This year Frank Lloyd Wright would have been 150 on June 8th. The iconic architect continues to influence artists and designers decades after his death (“How Today’s Designers Are Influenced by Frank Lloyd Wright’s Principles,” Design Milk, June 8, 2017). He is, rightly, “lionized” as Curbed notes, “for launching a modern, multifaceted American architecture.” For us, the iconic Falling Water (1936-1939) in Pennsylvania, which we visited many years ago, remains unforgettable as was our rehearsal dinner at Wright’s Arizona Biltmore (1928) in Phoenix and each visit we’ve made to the Guggenheim in New York (1959).

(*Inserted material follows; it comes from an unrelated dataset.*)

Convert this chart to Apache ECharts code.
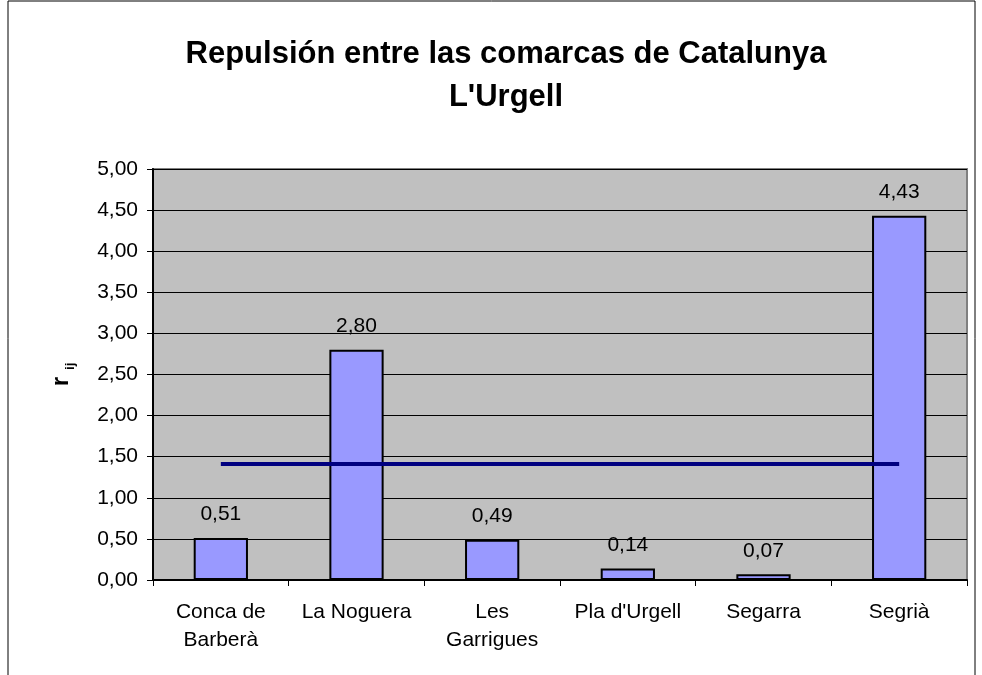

There are any number of ways to pay homage to Wright in his birthday year. Here are six ways you can Do the Wright Thing:
1) Cover a wall or upholster a chair with a Wright Design. The home design company Schumacher, in collaboration with the Wright Foundation, has revived a collection of geometric-print textiles that the world-famous architect designed in 1955.
2) Visit one of his creations in person — Fodors has compiled 10 suggestions: “10 of the best places to see his spectacular creations.”
3) Better yet, if you can swing it, take a vacation in a Frank Lloyd Wright home. The architect designed more than 1,000 innovative offices, churches, schools, skyscrapers and museums and hundreds of houses, Afar has compiled seven houses in seven states that can be rented for a week at a time, “Where to vacation in a Frank Lloyd Wright home.”
4) Can’t leave home? Use your down time to build your own Frank Lloyd Wright building as a Kirigami model with paper.
5) Another in place activity, examine the plans and an image of Falling Water — once you’ve completed the two-sided puzzle available from the Frank Lloyd Wright Organization shop.
6) And online, immerse yourself in all things Wright –the general in Curbed’s comprehensive review, “Frank Lloyd Wright at 150: The Curbed guide to the most famous architect in U.S. history,“ and then highly specific, in Artsy’s “7 Things You Didn’t Know About Frank Lloyd Wright.” Semi spoiler: like us, he was a Japanese art fan!